We don’t break promises, especially those that speak of warmer waters, seashore margaritas and endless fish suppers. It was with words like these whispering sweet-nothings into our ears that we hatched a plan: Mexico!
Over the next 6 weeks Aldora will sail her crew to treasure islands, where the booty is unfathomably clear water and pearlescent shells. She will take her crew to inlets and anchorages where fresh-catch ceviche is on the menu amid a backdrop of centenarian cacti.
We arrived in Cabo, at the tip of Baja, Mexico on Wednesday night after 6 days at sea, (and a brief stop in Ensenada) unsure of what to expect when we awoke the next day. I needed some time to process and reflect the past week and was excited to have a day on land, a full night of sleep and a full meal.
I wasn’t expecting the non-stop voyage to be as mentally challenging as it was. I was certainly apprehensive to untie from the docks in Santa Barbara as I haven’t done any kind of overnight sailing on our boat and had way more questions than answers about how I would fare, but I felt confident in our crew and Aldora.
We decided to sail on over to Smugglers Cove on Santa Cruz Island for the night, and get a good downwind angle the next morning for our non-stop leg to Ensenada. We had a very sporty shakedown sail in 20-30 knots of wind and a chunky sea state. It got progressively windier up to the end of the island where we turned into the wind and reefed our main some more. I was relieved to get to the anchorage as I actually get quite anxious when it’s windy. To a lot of sailors i’m sure that sounds strange, but I am not an adrenaline junky. Surprise! Mr. Wind decided to blow 30-40kts the entire night so we started this journey slightly less rested than we had hoped.
We arrived in Ensenada in a sleep-deprived daze after 24-hours of non-stop sailing. With 1 nightshift now under my belt I was unsure if I felt more confident for the days ahead of us or more anxious about my performance as crew and chef under the weighted burden of exhaustion. It’s difficult for me to find the motivation to cook, eat and feed a hungry crew while moving, but knew I’d make up for my slacking Sea Wench duties when we were finally in the flat waters of the Sea of Cortez.
Our short stay in Ensenada provided with us some rest and recuperation and gave me some time to consider how I was feeling about it all…
The Night Watch
What I have learned is that 2 hours of nocturnal navigation simultaneously flies by and crawls by, and stimulates every single one of my senses. With the absence of daylight and a moon shrouded by cloud the night is black and the sea sprawls ahead like a slick of tar. My ears become hyper-sensitive as my eyes adjust to the unending inky darkness ahead. My body becomes the boat as both fleshy and fiberglass vessels are now entwined in a blindfolded tango.
Shifting winds. Diminishing winds. On-the-nose wind. No wind. Sails full of wind. Downwind. Apparent wind. True wind: All observations made during the witching hours while captain snoozes and I sit alone at the helm, trusting that I am in fact more capable and more confident than I give myself credit for.
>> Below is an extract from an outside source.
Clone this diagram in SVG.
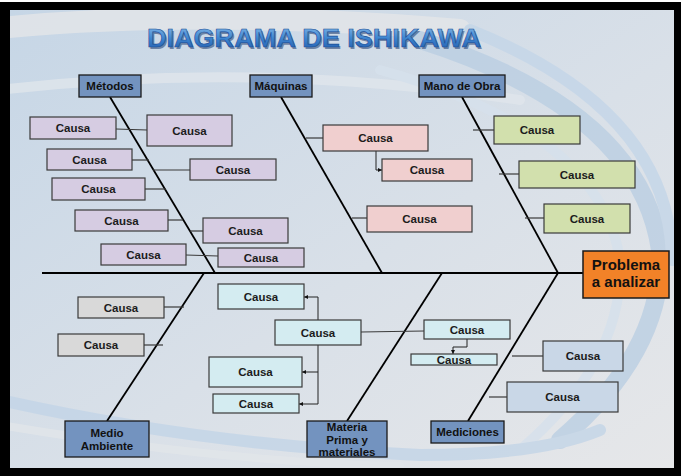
<svg xmlns="http://www.w3.org/2000/svg" width="681" height="476" viewBox="0 0 681 476">
<defs>
<linearGradient id="bg" x1="0" y1="0" x2="1" y2="1">
<stop offset="0" stop-color="#C6D6E6"/>
<stop offset="0.55" stop-color="#D9E0E8"/>
<stop offset="1" stop-color="#E6E7E9"/>
</linearGradient>
<linearGradient id="tg" x1="0" y1="0" x2="0" y2="1">
<stop offset="0" stop-color="#8FC0EC"/>
<stop offset="0.5" stop-color="#3F86D0"/>
<stop offset="1" stop-color="#1D56A8"/>
</linearGradient>
<clipPath id="inner"><rect x="10" y="10" width="664" height="458"/></clipPath>
<marker id="ar" viewBox="0 0 6 6" refX="6" refY="3" markerWidth="4" markerHeight="4" markerUnits="userSpaceOnUse" orient="auto">
<path d="M0,0 L6,3 L0,6 z" fill="#111"/>
</marker>
<style>
.cat{fill:#7393BF;stroke:#1a1a1a;stroke-width:1.3}
.ct{font-family:"Liberation Sans",Arial,sans-serif;font-weight:bold;font-size:11.5px;fill:#111;text-anchor:middle}
.cz{font-family:"Liberation Sans",Arial,sans-serif;font-weight:bold;font-size:11.5px;fill:#1c1c1c;text-anchor:middle}
.m{fill:#D6CCE2;stroke:#3a3a3a;stroke-width:1.2}
.q{fill:#F0CFCF;stroke:#3a3a3a;stroke-width:1.2}
.o{fill:#D2E0AD;stroke:#3a3a3a;stroke-width:1.2}
.e{fill:#D9D9D9;stroke:#3a3a3a;stroke-width:1.2}
.p{fill:#D4ECF1;stroke:#3a3a3a;stroke-width:1.2}
.d{fill:#C9D7E7;stroke:#3a3a3a;stroke-width:1.2}
.sp{stroke:#000;stroke-width:1.8;fill:none}
.cn{stroke:#3a3a3a;stroke-width:1.2;fill:none}
.ca{stroke:#222;stroke-width:1;fill:none;marker-end:url(#ar)}
.sw{fill:none;stroke-linecap:round}
</style>
</defs>
<rect x="0" y="2" width="681" height="474" fill="#000"/>
<rect x="10" y="10" width="664" height="458" fill="url(#bg)"/>
<g id="background" opacity="0.8" clip-path="url(#inner)">
<path class="sw" d="M0,28 Q200,8 460,30" stroke="#E4E6E9" stroke-width="22"/>
<path class="sw" d="M0,90 Q250,60 520,100" stroke="#E0E6EC" stroke-width="10"/>
<path class="sw" d="M420,40 Q640,110 660,250 Q665,350 560,440" stroke="#BBCFE3" stroke-width="18"/>
<path class="sw" d="M470,30 Q670,110 672,260" stroke="#C4D6E8" stroke-width="12"/>
<path class="sw" d="M380,70 Q600,130 620,260 Q625,360 520,450" stroke="#D6E1EC" stroke-width="10"/>
<path class="sw" d="M0,400 Q200,445 420,455 Q540,455 600,430" stroke="#C3D5E7" stroke-width="12"/>
<path class="sw" d="M0,425 Q220,462 400,466" stroke="#E2E6EA" stroke-width="8"/>
</g>
<text x="314" y="47" font-family="'Liberation Sans',Arial,sans-serif" font-weight="bold" font-size="26" text-anchor="middle" textLength="334" lengthAdjust="spacingAndGlyphs" fill="#0F2F66" opacity="0.5" transform="translate(1.5,1.5)">DIAGRAMA DE ISHIKAWA</text>
<text x="314" y="47" font-family="'Liberation Sans',Arial,sans-serif" font-weight="bold" font-size="26" text-anchor="middle" textLength="334" lengthAdjust="spacingAndGlyphs" fill="url(#tg)" stroke="#1B4C96" stroke-width="0.6">DIAGRAMA DE ISHIKAWA</text>
<g id="connectors">
<line class="sp" x1="42" y1="273" x2="583" y2="273"/>
<line class="sp" x1="110" y1="97" x2="215" y2="273"/>
<line class="sp" x1="281" y1="97" x2="382" y2="273"/>
<line class="sp" x1="462" y1="97" x2="558" y2="273"/>
<line class="sp" x1="204" y1="273" x2="107" y2="421"/>
<line class="sp" x1="442" y1="273" x2="347" y2="421"/>
<line class="sp" x1="558" y1="273" x2="468" y2="421"/>
<line class="cn" x1="116" y1="129" x2="147" y2="130"/>
<line class="cn" x1="132" y1="160" x2="149" y2="160"/>
<line class="cn" x1="153" y1="170" x2="190" y2="170"/>
<line class="cn" x1="145" y1="189" x2="166" y2="189"/>
<line class="cn" x1="168" y1="220" x2="183" y2="220"/>
<line class="cn" x1="190" y1="231" x2="203" y2="231"/>
<line class="cn" x1="186" y1="255" x2="218" y2="256"/>
<line class="cn" x1="306" y1="138" x2="323" y2="138"/>
<path class="ca" d="M376,151 V170 H382"/>
<line class="cn" x1="352" y1="218" x2="367" y2="218"/>
<line class="cn" x1="473" y1="130" x2="494" y2="130"/>
<line class="cn" x1="499" y1="174" x2="519" y2="174"/>
<line class="cn" x1="525" y1="218" x2="544" y2="218"/>
<line class="cn" x1="164" y1="307" x2="184" y2="307"/>
<line class="cn" x1="144" y1="345" x2="163" y2="345"/>
<path class="ca" d="M318,320 V297 H304"/>
<path class="ca" d="M318,345 V404 H299"/>
<path class="ca" d="M318,372 H302"/>
<line class="cn" x1="361" y1="332" x2="424" y2="331"/>
<path class="ca" d="M467,339 V347 H453 V354"/>
<line class="cn" x1="512" y1="356" x2="543" y2="356"/>
<line class="cn" x1="489" y1="397" x2="507" y2="397"/>
</g>
<g id="metodos"><rect class="cat" x="79" y="75" width="62" height="22"/><text class="ct" x="110" y="90">Métodos</text></g>
<g id="maquinas"><rect class="cat" x="250" y="75" width="62" height="22"/><text class="ct" x="281" y="90">Máquinas</text></g>
<g id="mano-de-obra"><rect class="cat" x="419" y="75" width="86" height="22"/><text class="ct" x="462" y="90">Mano de Obra</text></g>
<g id="medio-ambiente"><rect class="cat" x="65" y="421" width="84" height="36"/><text class="ct" x="107" y="437">Medio</text><text class="ct" x="107" y="450">Ambiente</text></g>
<g id="materia-prima"><rect class="cat" x="307" y="421" width="80" height="36"/><text class="ct" x="347" y="431">Materia</text><text class="ct" x="347" y="443.5">Prima y</text><text class="ct" x="347" y="456">materiales</text></g>
<g id="mediciones"><rect class="cat" x="431" y="421" width="73" height="22"/><text class="ct" x="467.5" y="436">Mediciones</text></g>
<g id="problema"><rect x="583" y="251" width="86" height="47" fill="#F28228" stroke="#1a1a1a" stroke-width="1.5"/><text x="626" y="270" font-family="'Liberation Sans',Arial,sans-serif" font-weight="bold" font-size="15" text-anchor="middle" fill="#111">Problema</text><text x="626" y="287" font-family="'Liberation Sans',Arial,sans-serif" font-weight="bold" font-size="15" text-anchor="middle" fill="#111">a analizar</text></g>
<g id="m1"><rect class="m" x="30" y="117" width="86" height="22"/><text class="cz" x="73" y="132">Causa</text></g>
<g id="m2"><rect class="m" x="147" y="115" width="85" height="31"/><text class="cz" x="189.5" y="134.5">Causa</text></g>
<g id="m3"><rect class="m" x="47" y="149" width="85" height="21"/><text class="cz" x="89.5" y="163.5">Causa</text></g>
<g id="m4"><rect class="m" x="190" y="159" width="86" height="21"/><text class="cz" x="233" y="173.5">Causa</text></g>
<g id="m5"><rect class="m" x="52" y="178" width="93" height="22"/><text class="cz" x="98.5" y="193">Causa</text></g>
<g id="m6"><rect class="m" x="75" y="210" width="93" height="21"/><text class="cz" x="121.5" y="224.5">Causa</text></g>
<g id="m7"><rect class="m" x="203" y="218" width="85" height="25"/><text class="cz" x="245.5" y="234.5">Causa</text></g>
<g id="m8"><rect class="m" x="101" y="244" width="85" height="21"/><text class="cz" x="143.5" y="258.5">Causa</text></g>
<g id="m9"><rect class="m" x="218" y="248" width="86" height="19"/><text class="cz" x="261" y="261.5">Causa</text></g>
<g id="q1"><rect class="q" x="323" y="125" width="105" height="26"/><text class="cz" x="375.5" y="142">Causa</text></g>
<g id="q2"><rect class="q" x="382" y="159" width="90" height="22"/><text class="cz" x="427" y="174">Causa</text></g>
<g id="q3"><rect class="q" x="367" y="206" width="105" height="26"/><text class="cz" x="419.5" y="223">Causa</text></g>
<g id="o1"><rect class="o" x="494" y="116" width="86" height="28"/><text class="cz" x="537" y="134">Causa</text></g>
<g id="o2"><rect class="o" x="519" y="161" width="116" height="27"/><text class="cz" x="577" y="178.5">Causa</text></g>
<g id="o3"><rect class="o" x="544" y="204" width="86" height="29"/><text class="cz" x="587" y="222.5">Causa</text></g>
<g id="e1"><rect class="e" x="78" y="297" width="86" height="21"/><text class="cz" x="121" y="311.5">Causa</text></g>
<g id="e2"><rect class="e" x="58" y="334" width="86" height="22"/><text class="cz" x="101" y="349">Causa</text></g>
<g id="p1"><rect class="p" x="218" y="284" width="86" height="25"/><text class="cz" x="261" y="300.5">Causa</text></g>
<g id="p2"><rect class="p" x="275" y="320" width="86" height="25"/><text class="cz" x="318" y="336.5">Causa</text></g>
<g id="p3"><rect class="p" x="209" y="357" width="93" height="30"/><text class="cz" x="255.5" y="376">Causa</text></g>
<g id="p4"><rect class="p" x="213" y="394" width="86" height="19"/><text class="cz" x="256" y="407.5">Causa</text></g>
<g id="p5"><rect class="p" x="424" y="320" width="86" height="19"/><text class="cz" x="467" y="333.5">Causa</text></g>
<g id="p6"><rect class="p" x="411" y="354" width="86" height="11"/><text class="cz" x="454" y="364">Causa</text></g>
<g id="d1"><rect class="d" x="543" y="341" width="80" height="30"/><text class="cz" x="583" y="360">Causa</text></g>
<g id="d2"><rect class="d" x="507" y="382" width="111" height="30"/><text class="cz" x="562.5" y="401">Causa</text></g>
</svg>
The anticipation of my nightshift is exponentially more stressful than the shift itself which I actually began to enjoy (that might be a strong word) towards to end of our journey. It was all made sweeter by the return of dawn and the light-bearing optimism and caffein that a new day brings, and of course the expectation of a few good naps.
It feels silly writing about something that thousands of cruisers take in their stride but I am sure that everyone’s first shift rouses feelings of apprehension whether spoken or unspoken. I’m in a place where I can say that I enjoy sailing, and in fair weather I could honestly do it forever, but the moments that are unfavorable or conditions that I deem frightening are not enjoyable. It’s a real balance for me, but the destination ALWAYS makes it worth it. I’m a silly kind of sailor Sea Wench doing hard things and vastly enjoying the fruits of our labor.